Stated task:
Leave out the pictures and set down exactly the lines from the start of the listing through the one with "(trac) at (589,91)", both included.

____________

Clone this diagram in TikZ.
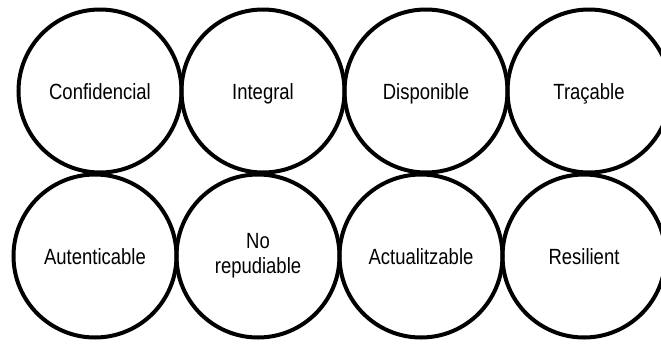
\documentclass[tikz,border=0pt]{standalone}
\usepackage{fontspec}
\setmainfont[FakeStretch=0.84]{Liberation Sans}
\usetikzlibrary{positioning}
\tikzset{
    prop/.style={circle, draw, line width=4pt, minimum size=163pt, inner sep=0pt,
        align=center, font=\fontsize{22}{25}\selectfont,
        text height=16pt, text depth=0pt}
}
\begin{document}
\begin{tikzpicture}[x=1pt, y=-1pt]
    \useasboundingbox (0,0) rectangle (661,343);
    % Nodes
    \node[prop] (conf) at (100,91) {Confidencial};
    \node[prop] (integ) at (263,91) {Integral};
    \node[prop] (disp) at (426,91) {Disponible};
    \node[prop] (trac) at (589,91) {Traçable};

    \node[prop] (aut) at (95,256) {Autenticable};
    \node[prop, text height={}, text depth={}] (norep) at (258,256) {No\\repudiable};
    \node[prop] (act) at (421,256) {Actualitzable};
    \node[prop] (resil) at (584,256) {Resilient};
\end{tikzpicture}
\end{document}
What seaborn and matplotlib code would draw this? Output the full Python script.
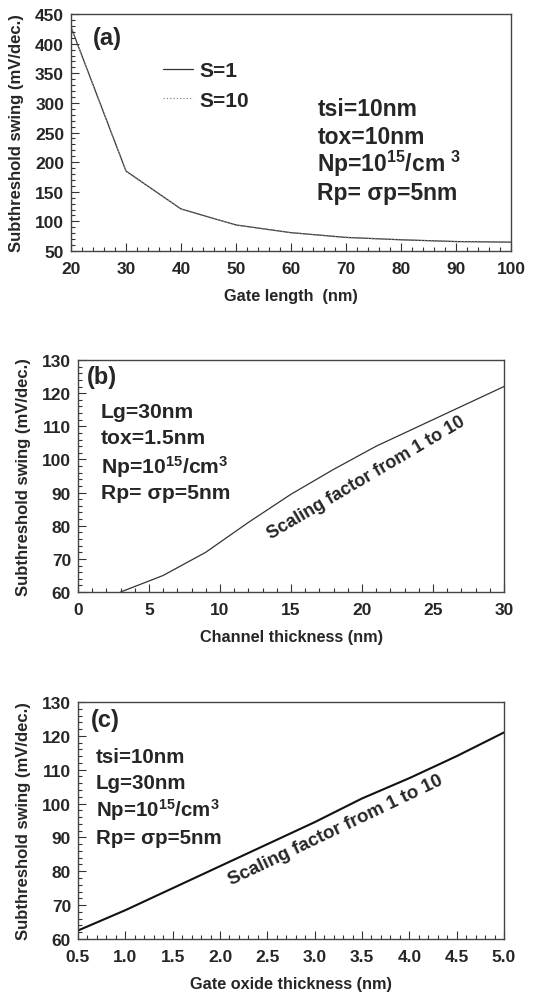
import numpy as np
import pandas as pd
import matplotlib
matplotlib.use("Agg")
import matplotlib.pyplot as plt
import seaborn as sns
from matplotlib.ticker import MultipleLocator, FormatStrFormatter

# panel (a): swing vs gate length
gate_len = [20, 30, 40, 50, 60, 70, 80, 90, 100]
ss_a = [428, 185, 121, 94, 81, 73, 69, 66, 65]

# panel (b): swing vs channel thickness
tsi = [3, 6, 9, 12, 15, 18, 21, 24, 27, 30]
ss_b = [60, 65, 72, 81, 89.5, 97, 104, 110, 116, 122]

# panel (c): swing vs gate oxide thickness
tox = [0.5, 1.0, 1.5, 2.0, 2.5, 3.0, 3.5, 4.0, 4.5, 5.0]
ss_c = [62.5, 68.5, 75, 81.5, 88, 94.5, 101.5, 107.5, 114, 121]

sns.set_style("white")
plt.rcParams['font.family'] = ['Liberation Sans', 'DejaVu Sans']
plt.rcParams['font.weight'] = 'bold'
plt.rcParams['mathtext.fontset'] = 'custom'
plt.rcParams['mathtext.rm'] = 'Liberation Sans:bold'
plt.rcParams['mathtext.it'] = 'Liberation Sans:bold'
plt.rcParams['mathtext.bf'] = 'Liberation Sans:bold'

fig = plt.figure(figsize=(5.39, 9.95), dpi=100)
ax_a = fig.add_axes([0.1317, 0.7467, 0.8163, 0.2382])
ax_b = fig.add_axes([0.1447, 0.404, 0.7904, 0.2332])
ax_c = fig.add_axes([0.1447, 0.0553, 0.7904, 0.2382])

ylab = "Subthreshold swing (mV/dec.)"
np_txt = r"Np=10$^{15}$/cm$^{3}$"


def style(ax, xlim, ylim, xmaj, xmin, ymaj, ymin):
    ax.set_xlim(*xlim)
    ax.set_ylim(*ylim)
    ax.xaxis.set_major_locator(MultipleLocator(xmaj))
    ax.xaxis.set_minor_locator(MultipleLocator(xmin))
    ax.yaxis.set_major_locator(MultipleLocator(ymaj))
    ax.yaxis.set_minor_locator(MultipleLocator(ymin))
    ax.tick_params(which='both', direction='in', bottom=True, left=True,
                   top=False, right=False, labelsize=12.5, width=0.8, color='#333333')
    ax.tick_params(axis='x', which='major', pad=7)
    ax.tick_params(axis='y', which='major', pad=5)
    ax.tick_params(which='major', length=6)
    ax.tick_params(which='minor', length=3)
    for s in ax.spines.values():
        s.set_color('#444444')
        s.set_linewidth(1.0)


# (a)
df_a = pd.DataFrame({'x': gate_len, 'y': ss_a})
sns.lineplot(data=df_a, x='x', y='y', ax=ax_a, color='#333333', lw=0.9, label='S=1')
sns.lineplot(data=df_a, x='x', y='y', ax=ax_a, color='#888888', lw=0.9, ls=':', label='S=10')
style(ax_a, (20, 100), (50, 450), 10, 2, 50, 10)
ax_a.set_xlabel("Gate length  (nm)", fontsize=11.7, fontweight='bold', labelpad=9)
ax_a.set_ylabel(ylab, fontsize=12, fontweight='bold', labelpad=8)
ax_a.legend(frameon=False, loc='upper left', bbox_to_anchor=(0.185, 0.845), borderpad=0,
            prop={'size': 15, 'weight': 'bold'}, handlelength=1.45, handletextpad=0.3,
            labelspacing=0.5)
ax_a.text(0.05, 0.90, "(a)", transform=ax_a.transAxes, fontsize=17, fontweight='bold', va='center')
for t, yy in zip(["tsi=10nm", "tox=10nm", r"Np=10$^{15}$/cm $^{3}$", "Rp= σp=5nm"],
                 [0.603, 0.485, 0.371, 0.249]):
    ax_a.text(0.56, yy, t, transform=ax_a.transAxes, fontsize=16.5, fontweight='bold', va='center')

# (b)
df_b = pd.DataFrame({'x': tsi, 'y': ss_b})
sns.lineplot(data=df_b, x='x', y='y', ax=ax_b, color='#333333', lw=0.9)
style(ax_b, (0, 30), (60, 130), 5, 1, 10, 2)
ax_b.set_xlabel("Channel thickness (nm)", fontsize=11.7, fontweight='bold', labelpad=9)
ax_b.set_ylabel(ylab, fontsize=12, fontweight='bold', labelpad=8)
ax_b.text(0.02, 0.93, "(b)", transform=ax_b.transAxes, fontsize=17, fontweight='bold', va='center')
for t, yy in zip(["Lg=30nm", "tox=1.5nm", np_txt, "Rp= σp=5nm"],
                 [0.776, 0.664, 0.543, 0.431]):
    ax_b.text(0.054, yy, t, transform=ax_b.transAxes, fontsize=15.2, fontweight='bold', va='center')
ax_b.text(20.3, 94.5, "Scaling factor from 1 to 10", fontsize=13, fontweight='bold',
          rotation=30.5, ha='center', va='center', rotation_mode='anchor')

# (c)
df_c = pd.DataFrame({'x': tox, 'y': ss_c})
sns.lineplot(data=df_c, x='x', y='y', ax=ax_c, color='#111111', lw=1.5)
style(ax_c, (0.5, 5.0), (60, 130), 0.5, 0.1, 10, 2)
ax_c.xaxis.set_major_formatter(FormatStrFormatter('%.1f'))
ax_c.set_xlabel("Gate oxide thickness (nm)", fontsize=11.7, fontweight='bold', labelpad=9)
ax_c.set_ylabel(ylab, fontsize=12, fontweight='bold', labelpad=8)
ax_c.text(0.03, 0.928, "(c)", transform=ax_c.transAxes, fontsize=17, fontweight='bold', va='center')
for t, yy in zip(["tsi=10nm", "Lg=30nm", np_txt, "Rp= σp=5nm"],
                 [0.772, 0.662, 0.549, 0.430]):
    ax_c.text(0.042, yy, t, transform=ax_c.transAxes, fontsize=14.8, fontweight='bold', va='center')
ax_c.text(3.22, 92.3, "Scaling factor from 1 to 10", fontsize=13.5, fontweight='bold',
          rotation=25.5, ha='center', va='center', rotation_mode='anchor')

for ax in (ax_a, ax_b, ax_c):
    for lab in ax.get_xticklabels() + ax.get_yticklabels():
        lab.set_fontweight('bold')

fig.savefig("out.png", dpi=100)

____________

Finished answer:
Clone this diagram in TikZ.
\documentclass[tikz,border=0pt]{standalone}
\usepackage{fontspec}
\setmainfont[FakeStretch=0.84]{Liberation Sans}
\usetikzlibrary{positioning}
\tikzset{
    prop/.style={circle, draw, line width=4pt, minimum size=163pt, inner sep=0pt,
        align=center, font=\fontsize{22}{25}\selectfont,
        text height=16pt, text depth=0pt}
}
\begin{document}
\begin{tikzpicture}[x=1pt, y=-1pt]
    \useasboundingbox (0,0) rectangle (661,343);
    % Nodes
    \node[prop] (conf) at (100,91) {Confidencial};
    \node[prop] (integ) at (263,91) {Integral};
    \node[prop] (disp) at (426,91) {Disponible};
    \node[prop] (trac) at (589,91) {Traçable};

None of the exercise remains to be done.